Powierzchnia zabudowy szcześciokondygnacyjnej (w tym jedna podziemna) biblioteki wynosi 1289 mkw., a kubatura – 31,9 tys. metrów sześciennych. Pierwotnie pełniła funkcję Miejskiej Kasy Oszczędności i Biblioteki Miejskiej. W 1945 roku trafiła w ręce Uniwersytetu Wrocławskiego, który od razu zaczął przenosić do niej zbiory. Konserwator podkreśla, że dzięki właściwemu użytkowaniu udało się zachować gmach w bardzo dobrym stanie, choć wiele elementów należy odnowić.
– Funkcja omawianego budynku jako siedziby Biblioteki Uniwersyteckiej jest wartością samą w sobie – buduje historię i tożsamość uczelni, a także stanowi wartość kulturową i historyczną powojennego Wrocławia, doskonale wrośniętą w miejską mapę akademicką i kulturalną – zaznacza Agata Chmielowska. – Stąd, z punktu widzenia konserwatorskiego, najlepszym losem wydaje się być zachowanie obiektu w rękach dotychczasowego właściciela.
Chmielowska sugeruje więc, by wynająć bądź wydzierżawić na cele komercyjne tylko część powierzchni. W przypadku sprzedaży zaleca m.in. zachowanie bryły, kształtu dachów i wieży, klatek schodowych i reprezentacyjnych wnętrz oraz elementów wystroju takich jak szklane zadaszenia, stolarka dzwiowa i okienna, czy dekoracje ścian. Podkreśla przy tym, że zmiana funkcji budynku jest ograniczona z racji stopnia i zakresu ochrony.
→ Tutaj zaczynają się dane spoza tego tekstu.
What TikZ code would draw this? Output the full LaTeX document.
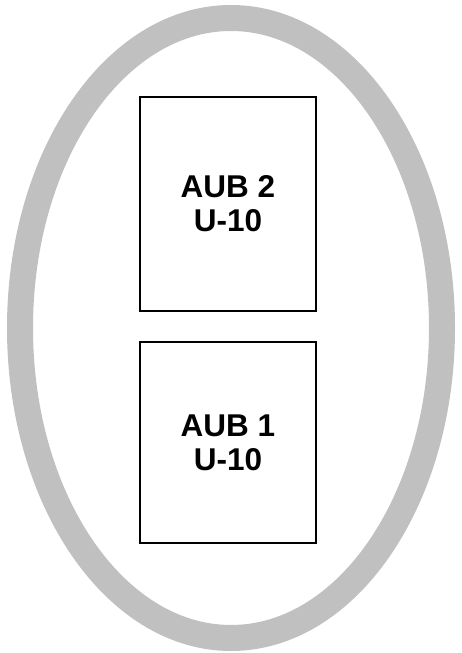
\documentclass[tikz,border=0pt]{standalone}
\usepackage{fontspec}
\setmainfont{Liberation Sans}
\definecolor{ringgray}{RGB}{192,192,192}
\tikzset{
  unitbox/.style={draw=black,line width=2pt,fill=white,minimum width=176pt,
    align=center,font=\bfseries\fontsize{31.5}{34}\selectfont}
}
\begin{document}
\begin{tikzpicture}[x=1pt,y=1pt]
\useasboundingbox (0,0) rectangle (462,653);

% --- Anello esterno ---
\draw[ringgray,line width=26pt] (231,325) ellipse (211 and 310);

% --- Unita' interne ---
\node[unitbox,minimum height=214pt] (aub2) at (228,449) {AUB 2\\U-10};
\node[unitbox,minimum height=201pt] (aub1) at (228,210.5) {AUB 1\\U-10};

\end{tikzpicture}
\end{document}
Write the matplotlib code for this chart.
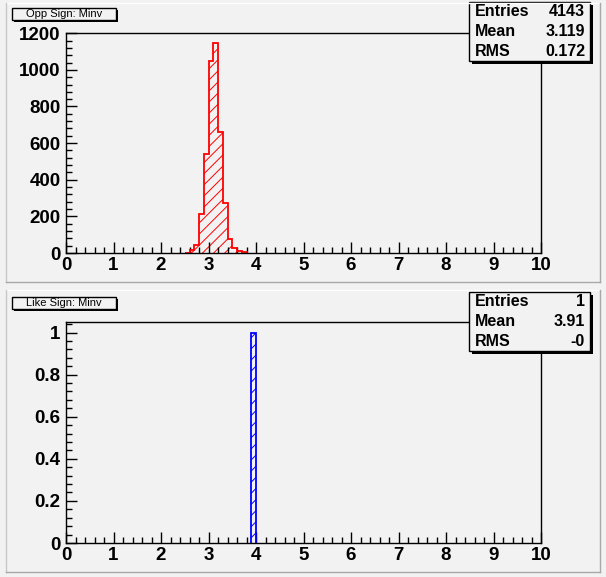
import numpy as np
import matplotlib
matplotlib.use("Agg")
import matplotlib.pyplot as plt
from matplotlib.patches import Rectangle
from matplotlib.lines import Line2D
from matplotlib.ticker import MultipleLocator, FixedLocator

plt.rcParams['font.family'] = ['Liberation Sans', 'DejaVu Sans']
plt.rcParams['hatch.linewidth'] = 0.7

# ---- data ----
opp_bin_lo = [2.5, 2.6, 2.7, 2.8, 2.9, 3.0, 3.1, 3.2, 3.3, 3.4, 3.5, 3.6, 3.7]
opp_counts = [2, 17, 44, 213, 540, 1047, 1144, 658, 273, 75, 30, 13, 6]
like_bin_lo = [3.9]
like_counts = [1]
bin_width = 0.1
x_ticks = [0, 1, 2, 3, 4, 5, 6, 7, 8, 9, 10]
opp_yticks = [0, 200, 400, 600, 800, 1000, 1200]
like_yticks = [0, 0.2, 0.4, 0.6, 0.8, 1]
like_ytick_labels = ["0", "0.2", "0.4", "0.6", "0.8", "1"]
opp_title = "Opp Sign: Minv"
like_title = "Like Sign: Minv"
opp_stats = [("Entries", "4143"), ("Mean", "3.119"), ("RMS", "0.172")]
like_stats = [("Entries", "1"), ("Mean", "3.91"), ("RMS", "-0")]

W, H = 606, 577
BG = "#f2f2f2"
fig = plt.figure(figsize=(W / 100, H / 100), dpi=100, facecolor=BG)


def fx(x):
    return x / W


def fy(y):
    return 1 - y / H


def hline(x0, x1, y, color, lw=1.0):
    fig.add_artist(Line2D([fx(x0), fx(x1)], [fy(y), fy(y)], color=color, lw=lw,
                          transform=fig.transFigure))


def vline(x, y0, y1, color, lw=1.0):
    fig.add_artist(Line2D([fx(x), fx(x)], [fy(y0), fy(y1)], color=color, lw=lw,
                          transform=fig.transFigure))


# pad borders
for (top, bot) in [(3, 282), (290, 572)]:
    hline(6, 600, top, "white")
    vline(6, top, bot, "#c8c8c8")
    hline(6, 600, bot, "#a8a8a8")
    vline(600, top, bot, "#a8a8a8")


def make_axes(left, top, right, bottom):
    ax = fig.add_axes([fx(left), fy(bottom), (right - left) / W, (bottom - top) / H])
    ax.set_facecolor(BG)
    for s in ax.spines.values():
        s.set_linewidth(1.0)
        s.set_color("black")
        s.set_zorder(3)
    return ax


def hist(ax, lo, counts, color):
    lo = np.asarray(lo, float)
    edges = np.append(lo, lo[-1] + bin_width)
    vals = np.asarray(counts, float)
    ax.stairs(vals, edges, fill=True, facecolor="none", edgecolor=color,
              hatch="///", linewidth=0, zorder=1)
    ax.stairs(vals, edges, color=color, linewidth=1.3, baseline=0, zorder=2)


def style_axes(ax, ymax, yticks, ylabels, yminor):
    ax.set_xlim(0, 10)
    ax.set_ylim(0, ymax)
    ax.xaxis.set_major_locator(FixedLocator(x_ticks))
    ax.xaxis.set_minor_locator(MultipleLocator(0.2))
    ax.yaxis.set_major_locator(FixedLocator(yticks))
    ax.yaxis.set_minor_locator(MultipleLocator(yminor))
    ax.set_xticklabels([str(t) for t in x_ticks])
    ax.set_yticklabels(ylabels)
    ax.tick_params(axis="both", which="major", direction="in", length=8, width=1,
                   labelsize=13.5, top=False, right=False)
    ax.tick_params(axis="both", which="minor", direction="in", length=4, width=1,
                   top=False, right=False)
    ax.tick_params(axis="x", pad=3)
    ax.tick_params(axis="y", pad=4)
    for lab in ax.get_xticklabels() + ax.get_yticklabels():
        lab.set_fontweight("bold")


def title_box(x0, y0, x1, y1, text):
    fig.add_artist(Rectangle((fx(x0 + 2), fy(y1 + 2)), (x1 - x0) / W, (y1 - y0) / H,
                             transform=fig.transFigure, facecolor="black", edgecolor="none"))
    fig.add_artist(Rectangle((fx(x0), fy(y1)), (x1 - x0) / W, (y1 - y0) / H,
                             transform=fig.transFigure, facecolor=BG, edgecolor="black", lw=1))
    fig.text(fx((x0 + x1) / 2), fy((y0 + y1) / 2), text, ha="center", va="center",
             fontsize=8)


def stats_box(x0, y0, x1, y1, rows):
    fig.add_artist(Rectangle((fx(x0 + 3), fy(y1 + 3)), (x1 - x0) / W, (y1 - y0) / H,
                             transform=fig.transFigure, facecolor="black", edgecolor="none"))
    fig.add_artist(Rectangle((fx(x0), fy(y1)), (x1 - x0) / W, (y1 - y0) / H,
                             transform=fig.transFigure, facecolor=BG, edgecolor="black", lw=1))
    step = (y1 - y0) / len(rows)
    for i, (k, v) in enumerate(rows):
        yc = y0 + step * (i + 0.5)
        fig.text(fx(x0 + 6), fy(yc), k, ha="left", va="center", fontsize=11.5,
                 fontweight="bold")
        fig.text(fx(x1 - 5), fy(yc), v, ha="right", va="center", fontsize=11.5,
                 fontweight="bold")


# top pad
ax1 = make_axes(66, 33, 541, 253)
hist(ax1, opp_bin_lo, opp_counts, "red")
style_axes(ax1, 1.05 * max(opp_counts), opp_yticks, [str(t) for t in opp_yticks], 40)
title_box(12, 8, 116, 20, opp_title)
stats_box(469, 2, 590, 61, opp_stats)

# bottom pad
ax2 = make_axes(66, 322, 541, 543)
hist(ax2, like_bin_lo, like_counts, "blue")
style_axes(ax2, 1.05 * max(like_counts), like_yticks, like_ytick_labels, 0.04)
title_box(12, 297, 116, 309, like_title)
stats_box(469, 292, 590, 351, like_stats)

fig.savefig("out.png", dpi=100, facecolor=BG)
Pałac oferuje większe możliwości adaptacji
Pałac Wallenberg-Pachaly jest mniejszy od biblioteki. Ma cztery-pięć kondygnacji (w tym jedną podziemną), jego pow. zabudowy wynosi 1179 mkw., a kubatura 20,5 tys. metrów sześciennych. Powstawał w latach 1785-87, wg projektu Karla Gotharda Langhansa. Pierwotnie zajmował połowę działki. W 1810 roku został przedłużony, a w 1890 r. powiększony o neobarokowe skrzydło. Uczelnia chciała sprzedać go sześć lat temu, za ponad 16 mln zł. Kilkukrotnie obniżała cenę do 10,1 mln zł w 2017 roku – bez skutku.
Zdaniem miejskiej konserwator zabytków, możliwości adaptacji budynku na nowe cele są szerokie. Należy zacząć od przygotowania kompleksowej dokumentacji historyczno-architektonicznej. Z zewnątrz właściciel musi zachować m.in. bryłę, formę, kształty dachów. Ochrona obejmuje też wykończenie elewacji dziedzińców wewnętrznych. Wewnątrz trzeba utrzymać oryginalny układ pomieszczeń i klatki schodowe, a szczególną uwagę zwrócić na prace prowadzone w reprezentacyjnych pomieszczeniach.